Why take this risk? Why abandon the only policy this far down the road? The main argument now being put forward by proponents of a UN withdrawal is that the UN operation, which sustains about 3 million people, is prolonging, not easing, the war.

It is true that roads cut out of mountains and improved by British troops to ease access for food and medical convoys have also made it easier for Bosnia's three warring factons to move troops and guns. It is also true that UN provisions bolster the flimsy economies of all three factions. And much of UN food for women and children ends up in the stomachs of soldiers, while fuel for hospitals goes to keep tanks running.

If such supplies did not exist, those supporting a pullout argue, then pressure would mount on Serbs, Muslims and Croats to sue for peace.
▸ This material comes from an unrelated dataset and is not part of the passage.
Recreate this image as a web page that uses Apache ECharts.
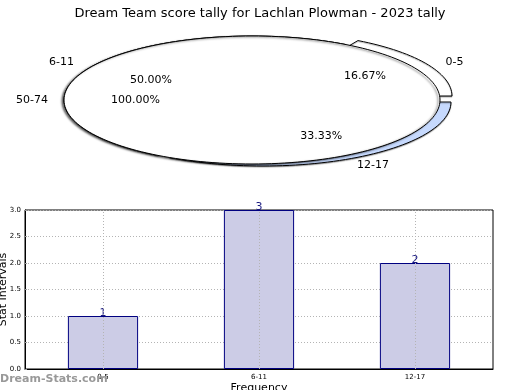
<!DOCTYPE html>
<html>
<head>
<meta charset="utf-8">
<script src="https://cdn.jsdelivr.net/npm/echarts@6/dist/echarts.min.js"></script>
<style>html,body{margin:0;padding:0;background:#fff}#c{width:520px;height:390px}</style>
</head>
<body>
<div id="c"></div>
<script>
// ---- data ----
var titleText = 'Dream Team score tally for Lachlan Plowman - 2023 tally';
var pieCategories = ['0-5', '6-11', '12-17', '50-74'];
var piePercents = [16.67, 50.00, 33.33, 100.00];
var barCategories = ['0-5', '6-11', '12-17'];
var barValues = [1, 3, 2];

// ---- styling (not data) ----
var pieColors = ['#ffffff', '#ffffff', '#c6d9fd', '#ffffff'];
var pieExplode = [[12, -4], [0, 0], [11, 2], [0, 0]];
var PIE = { cx: 252, cy: 100, rx: 188, ry: 64 };

var starts = [], ends = [];
(function () {
  var acc = 0;
  for (var i = 0; i < piePercents.length; i++) {
    starts.push(acc / 100 * 360);
    acc += piePercents[i];
    ends.push(acc / 100 * 360);
  }
})();

function ellPt(deg, f, off) {
  var a = deg * Math.PI / 180;
  return [PIE.cx + off[0] + f * PIE.rx * Math.cos(a), PIE.cy + off[1] - f * PIE.ry * Math.sin(a)];
}

function renderPie(params, api) {
  var i = params.dataIndex;
  var s = starts[i], e = ends[i], off = pieExplode[i];
  var full = (e - s) >= 359.99;
  var pts = [];
  if (!full) pts.push([PIE.cx + off[0], PIE.cy + off[1]]);
  var n = Math.max(8, Math.ceil((e - s) / 2));
  for (var k = 0; k <= n; k++) pts.push(ellPt(s + (e - s) * k / n, 1, off));
  var mid = (s + e) / 2;
  var inner = ellPt(mid, 0.62, off);
  var outer = ellPt(mid, 1.17, [off[0], 0]);
  return {
    type: 'group',
    children: [
      {
        type: 'polygon', z2: full ? 10 : i + 1,
        shape: { points: pts },
        style: {
          fill: pieColors[i], stroke: '#000', lineWidth: 1,
          shadowColor: full ? 'rgba(0,0,0,0.55)' : 'rgba(0,0,0,0.3)',
          shadowBlur: full ? 2 : 1, shadowOffsetX: full ? -2 : 0, shadowOffsetY: 1
        }
      },
      {
        type: 'text', z2: 20,
        style: { text: piePercents[i].toFixed(2) + '%', x: inner[0], y: inner[1], align: 'center', verticalAlign: 'middle',
          fill: '#000', font: '11px "DejaVu Sans"' }
      },
      {
        type: 'text', z2: 20,
        style: { text: pieCategories[i], x: outer[0], y: outer[1], align: 'center', verticalAlign: 'middle',
          fill: '#000', font: '11px "DejaVu Sans"' }
      }
    ]
  };
}

var gridLine = { color: '#b4b4b4', type: [1, 2], width: 1 };

var chart = echarts.init(document.getElementById('c'), null, { renderer: 'canvas' });
chart.setOption({
  animation: false,
  backgroundColor: '#fff',
  title: {
    text: titleText, left: 'center', top: 2,
    textStyle: { fontFamily: 'DejaVu Sans', fontSize: 13, fontWeight: 'normal', color: '#000' }
  },
  graphic: [{
    type: 'text', left: 0, top: 374, z: 100,
    style: { text: 'Dream-Stats.com', fill: '#999', font: 'bold 11px "DejaVu Sans"' }
  }],
  grid: {
    left: 25, right: 27, top: 210, bottom: 21,
    outerBoundsMode: 'none', containLabel: false,
    show: true, borderColor: '#000', borderWidth: 1, backgroundColor: '#fff'
  },
  xAxis: {
    type: 'category', data: barCategories,
    name: 'Frequency', nameLocation: 'middle', nameGap: 14, nameMoveOverlap: false,
    nameTextStyle: { fontFamily: 'DejaVu Sans', fontSize: 11, color: '#000' },
    axisLine: { lineStyle: { color: '#000' } },
    axisTick: { show: false },
    axisLabel: { fontFamily: 'DejaVu Sans', fontSize: 7, color: '#000', margin: 5 },
    splitLine: { show: false }
  },
  yAxis: {
    type: 'value', min: 0, max: 3, interval: 0.5,
    name: 'Stat Intervals', nameLocation: 'middle', nameGap: 16, nameRotate: 90, nameMoveOverlap: false,
    nameTextStyle: { fontFamily: 'DejaVu Sans', fontSize: 11, color: '#000' },
    axisLine: { show: true, lineStyle: { color: '#000' } },
    axisTick: { show: true, inside: true, length: 2, lineStyle: { color: '#999' } },
    axisLabel: { fontFamily: 'DejaVu Sans', fontSize: 7, color: '#000', margin: 4,
      formatter: function (v) { return v.toFixed(1); } },
    splitLine: { show: true, lineStyle: gridLine }
  },
  series: [
    {
      type: 'bar', data: barValues, barWidth: '45%',
      itemStyle: { color: '#ccccE6', borderColor: '#000080', borderWidth: 1 },
      label: { show: true, position: 'top', distance: -3, color: '#1a1a80',
        fontFamily: 'DejaVu Sans', fontSize: 11 },
      markLine: {
        silent: true, symbol: 'none', label: { show: false },
        lineStyle: gridLine,
        data: barCategories.map(function (c) { return { xAxis: c }; })
      }
    },
    {
      type: 'custom', coordinateSystem: 'none', renderItem: renderPie,
      data: pieCategories.map(function (c, i) { return [i]; }), z: 10, silent: true
    }
  ]
});
</script>
</body>
</html>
Without the UN operation, they say, warlords and gangsters controlling roads and the fighting would lose important sources of cash, such as the ability to sell places on lists for UN-sponsored population exchanges.

What the arguments do not take into account, however, is that without the UN there may not be any lifesaving exchanges at all. The war economies, however, would continue. The harsh regime of sanctions against Serbia, according to some American intelligence analysts, is on the point of collapse, as the economies of the surrounding countries, such as Romania and Hungary, even Greece and Albania, can no longer afford to enforce a ban with a traditionally important trade partner.

A UN military withdrawal will, in the end, only affect the victims of the war, the Bosnians themselves.

The irony, according to Balkan experts, is that much of Bosnia's military gains, especially in central Bosnia, are linked to the UN presence, which, despite views to the contrary, does have a restraining effect on Serbs and Croats. 'To pull UN forces out now, when the Bosnian army is doing so well, is to guarantee its defeat,' said one independent analyst.

Proponents of withdrawal cite the difficulties of UN troops in carrying out their tasks as another reason to leave. The UN commander in Bosnia, Lieutenant-General Francis Briquemont, does not agree. On Thursday, he said the UN and the European Union should spend less time passing resolutions on Bosnia and concentrate instead on sending sufficient numbers of troops to do the job. In 1994, Bosnia needs commitment, not abandonment.